Acabada essa tarefa, o meu olhar era triunfal vendo o trabalho feito pela primeira vez na vida, moço inteligente, vai de pé esquerdo no estribo, o direito no chão, os saltitos com este e… upa, no mais puro estilo a perna direita eleva-se, roda por cima do dorso da mula e… já está, eis-me muito direito sentado na albarda e as mãos no arção, até parecia que tinha engolido uma colher de pau tal era a postura de cavaleiro, qual D. Quixote qual quê, ele se quisesse viesse aprender.

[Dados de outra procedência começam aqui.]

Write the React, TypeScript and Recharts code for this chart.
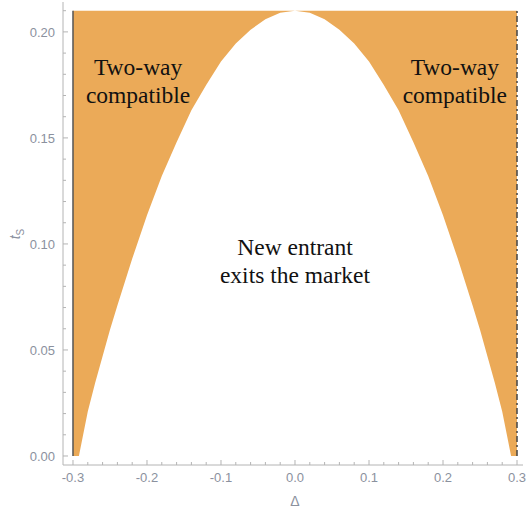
import {
  Area,
  ComposedChart,
  ReferenceDot,
  ReferenceLine,
  XAxis,
  YAxis,
} from "recharts";

// Δ positions along the boundary curve
const deltaValues = [
  -0.3, -0.292, -0.28, -0.27, -0.26, -0.25, -0.24, -0.22, -0.2, -0.18, -0.16,
  -0.14, -0.12, -0.1, -0.08, -0.06, -0.04, -0.02, 0, 0.02, 0.04, 0.06, 0.08,
  0.1, 0.12, 0.14, 0.16, 0.18, 0.2, 0.22, 0.24, 0.25, 0.26, 0.27, 0.28, 0.292,
  0.3,
];

// lower edge of the orange region (t_S where the new entrant exits)
const lowerBound = [
  0, 0, 0.021, 0.0345, 0.047, 0.0595, 0.071, 0.093, 0.1135, 0.132, 0.148,
  0.163, 0.175, 0.186, 0.1945, 0.201, 0.206, 0.209, 0.21, 0.209, 0.206, 0.201,
  0.1945, 0.186, 0.175, 0.163, 0.148, 0.132, 0.1135, 0.093, 0.071, 0.0595,
  0.047, 0.0345, 0.021, 0, 0,
];

// upper edge: the plot is cut at t_S = 0.21
const upperBound = deltaValues.map(() => 0.21);

const xMajorTicks = [-0.3, -0.2, -0.1, 0, 0.1, 0.2, 0.3];
const xMinorTicks = [
  -0.3, -0.28, -0.26, -0.24, -0.22, -0.2, -0.18, -0.16, -0.14, -0.12, -0.1,
  -0.08, -0.06, -0.04, -0.02, 0, 0.02, 0.04, 0.06, 0.08, 0.1, 0.12, 0.14, 0.16,
  0.18, 0.2, 0.22, 0.24, 0.26, 0.28, 0.3,
];
const yMajorTicks = [0, 0.05, 0.1, 0.15, 0.2];
const yMinorTicks = [
  0, 0.01, 0.02, 0.03, 0.04, 0.05, 0.06, 0.07, 0.08, 0.09, 0.1, 0.11, 0.12,
  0.13, 0.14, 0.15, 0.16, 0.17, 0.18, 0.19, 0.2, 0.21,
];

const boundaryLines = [-0.3, 0.3];

const regionLabels = [
  { x: -0.212, y: 0.1797, lines: ["Two-way", "compatible"] },
  { x: 0.216, y: 0.1797, lines: ["Two-way", "compatible"] },
  { x: 0, y: 0.0948, lines: ["New entrant", "exits the market"] },
];

const X_DOMAIN = [-0.3135, 0.3081];
const Y_DOMAIN = [-0.00425, 0.2141];

const FRAME = "#b4b4b4";
const TICK_TEXT = "#8b919e";
const FILL = "#ebaa58";
const SANS = "'Liberation Sans', Arial, sans-serif";
const SERIF = "'Liberation Serif', 'Times New Roman', serif";

const data = deltaValues.map((d, i) => ({
  d,
  band: [lowerBound[i], upperBound[i]],
}));

const isMajor = (v: number, majors: number[]) =>
  majors.some((m) => Math.abs(m - v) < 1e-6);

const BottomTick = (props: any) => {
  const { x, y, payload } = props;
  const major = isMajor(payload.value, xMajorTicks);
  return (
    <g>
      <line x1={x} x2={x} y1={y} y2={y - (major ? 5 : 3)} stroke={FRAME} />
      {major && (
        <text
          x={x}
          y={y + 17}
          textAnchor="middle"
          fontSize={13}
          fontFamily={SANS}
          fill={TICK_TEXT}
        >
          {payload.value.toFixed(1)}
        </text>
      )}
    </g>
  );
};

const TopTick = (props: any) => {
  const { x, y, payload } = props;
  const major = isMajor(payload.value, xMajorTicks);
  return <line x1={x} x2={x} y1={y} y2={y + (major ? 5 : 3)} stroke={FRAME} />;
};

const LeftTick = (props: any) => {
  const { x, y, payload } = props;
  const major = isMajor(payload.value, yMajorTicks);
  return (
    <g>
      <line x1={x} x2={x + (major ? 5 : 3)} y1={y} y2={y} stroke={FRAME} />
      {major && (
        <text
          x={x - 8}
          y={y}
          dy="0.36em"
          textAnchor="end"
          fontSize={13}
          fontFamily={SANS}
          fill={TICK_TEXT}
        >
          {payload.value.toFixed(2)}
        </text>
      )}
    </g>
  );
};

const RightTick = (props: any) => {
  const { x, y, payload } = props;
  const major = isMajor(payload.value, yMajorTicks);
  return <line x1={x} x2={x - (major ? 5 : 3)} y1={y} y2={y} stroke={FRAME} />;
};

const regionText = (lines: string[]) => (props: any) => {
  const vb = props.viewBox || {};
  const cx = (vb.x ?? 0) + (vb.width ?? 0) / 2;
  const cy = (vb.y ?? 0) + (vb.height ?? 0) / 2;
  return (
    <text
      x={cx}
      y={cy}
      textAnchor="middle"
      fontSize={23.5}
      fontFamily={SERIF}
      fill="#111"
    >
      {lines.map((line, i) => (
        <tspan key={line} x={cx} dy={i === 0 ? 0 : 28}>
          {line}
        </tspan>
      ))}
    </text>
  );
};

const YTitle = () => (
  <text
    x={20}
    y={234}
    transform="rotate(-90, 20, 234)"
    textAnchor="middle"
    fontSize={14}
    fontFamily={SANS}
    fill={TICK_TEXT}
  >
    <tspan fontStyle="italic">t</tspan>
    <tspan fontSize={10} dy={4}>
      S
    </tspan>
  </text>
);

const XTitle = () => (
  <text
    x={295}
    y={506}
    textAnchor="middle"
    fontSize={14}
    fontFamily={SANS}
    fill={TICK_TEXT}
  >
    Δ
  </text>
);

export default function App() {
  return (
    <div style={{ position: "absolute", left: 0, top: 0, background: "#fff" }}>
      <ComposedChart
        width={532}
        height={512}
        data={data}
        margin={{ top: 2, right: 9, bottom: 0, left: 0 }}
      >
        <XAxis
          dataKey="d"
          type="number"
          domain={X_DOMAIN}
          allowDataOverflow
          ticks={xMinorTicks}
          interval={0}
          tickSize={0}
          tickMargin={0}
          tickLine={false}
          tick={BottomTick}
          axisLine={{ stroke: FRAME }}
          height={47}
          label={{ content: XTitle }}
        />
        <XAxis
          xAxisId="top"
          orientation="top"
          type="number"
          domain={X_DOMAIN}
          allowDataOverflow
          ticks={xMinorTicks}
          interval={0}
          tickSize={0}
          tickMargin={0}
          tickLine={false}
          tick={TopTick}
          axisLine={{ stroke: FRAME }}
          height={0}
        />
        <YAxis
          type="number"
          domain={Y_DOMAIN}
          allowDataOverflow
          ticks={yMinorTicks}
          interval={0}
          tickSize={0}
          tickMargin={0}
          tickLine={false}
          tick={LeftTick}
          axisLine={{ stroke: FRAME }}
          width={63}
          label={{ content: YTitle }}
        />
        <YAxis
          yAxisId="right"
          orientation="right"
          type="number"
          domain={Y_DOMAIN}
          allowDataOverflow
          ticks={yMinorTicks}
          interval={0}
          tickSize={0}
          tickMargin={0}
          tickLine={false}
          tick={RightTick}
          axisLine={{ stroke: FRAME }}
          width={0}
        />
        <Area
          dataKey="band"
          type="linear"
          fill={FILL}
          fillOpacity={1}
          stroke="none"
          isAnimationActive={false}
        />
        {boundaryLines.map((x, i) => (
          <ReferenceLine
            key={x}
            segment={[
              { x, y: 0 },
              { x, y: 0.21 },
            ]}
            stroke={i === 0 ? "#555" : "#444"}
            strokeWidth={1.5}
            strokeDasharray={i === 0 ? undefined : "6 3 2 3"}
          />
        ))}
        {regionLabels.map((r, i) => (
          <ReferenceDot
            key={i}
            x={r.x}
            y={r.y}
            r={0}
            fill="none"
            stroke="none"
            label={{ content: regionText(r.lines) }}
          />
        ))}
      </ComposedChart>
    </div>
  );
}
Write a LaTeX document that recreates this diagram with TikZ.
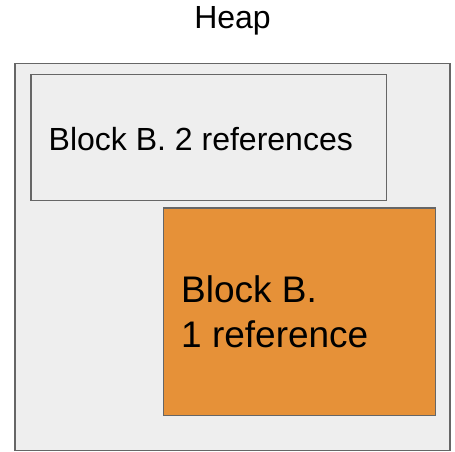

Durante toda estas operações a mula não tugia nem mugia e muito menos mexia, ela bem reconheceu a classe de cavaleiro que lhe tinha subido para a garupa.

Estava pronto para o meu trote matinal mas… qual seria a password para o animal se mexer?… dou-lhe um toque com as pernas, isto é, bato-lhe com as pernas em forma de tesoura na barriga, ouço um som escapulir pelo escape, a barriga devia ter encolhido, as cilhas já por si mal apertadas, vão deslizando rodando muito lentamente, vejo-me, como se de um filme em câmara lenta se tratasse, na posição horizontal em relação ao chão, e num repente encontro-me sentado muito direito na albarda, pernas bem apertadas em torno da barriga da mula, mas de cabeça para baixo.

Olho em frente e a mula de cabeça baixa a olhar para mim mostrando-me um sorriso pepsodente de dentes grandes e amarelos, aqueles grandes lábios, made in Moura Guedes, como que a gozar o panorama.

E depois, depois não gostei nada que ela se pusesse a zurrar feita mula a gozar com este garboso cavaleiro, mas ainda bem que não era maldosa, continuou quieta, sem se mexer. Se ela se põe a trotar e galopar imaginem as cabeçadas que eu daria no chão.

Pois é, em vez de um cavalo em Serpa esta minha estória seria mais, uma mula ranhosa nos Sapeiros.

Um abraço
A.Justiça
Obs: A estória é verdadeira, passou-se mesmo, só que sem tantos floreados descritivos. Mas que fiquei a saber a constituição do bojo de uma mula, fiquei. Barriga tipo balão cheio, quatro pernas articuladas e desprovida de perna flexível.